Big Miner Rio Tinto kicked off the reporting season for large caps, with a 1H19 financial profit +12% on 1H18. Whilst cost pressures are now rising, and capex is forecast to increase (now through to 2020), RIO is managing to contain them to this point with continued focus on productivity. It will restock its share buyback with a further US$1b, and will return capital when its estimated US$5b of asset sales complete. The market shrugged, sending the shares down 2.1% in London trading straight afterwards. Key takeaway: Good results are expected from the miners.
That said, ALS Limited a global provider of testing and laboratory services (to the mining sector in particular) noted at its AGM that 1H19 profit could be by up to +25% due to strong demand for its services. The price jumped +11% on the prior close (and rallied further since), indicating that the market has underappreciated the extent of recovery in the service sector still to play out. Even where share prices are already high. On our reckoning, ALS trades on 25x expected profit (i.e. after the further profit increase now expected in 2019).
AMP was again making headlines this week.
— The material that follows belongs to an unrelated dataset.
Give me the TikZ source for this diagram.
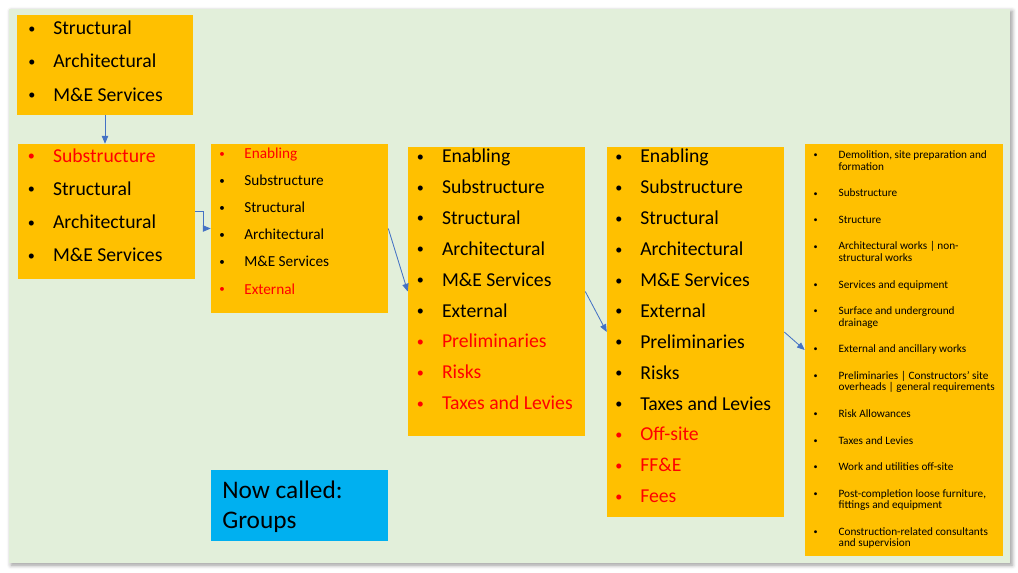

After last week announcing plans to “accelerate advice remediation” this week its Chairman, David Murray was quoted as looking to rebuild the business by ignoring the ASX corporate governance principles, which he claims are creating a distraction, so that his board can focus on bigger strategic issues, and so that his chief executive can run the company. Fighting words indeed, it will be interesting to see how that goes, and whether the sentiment, shared by several prominent industry leaders gains wider traction.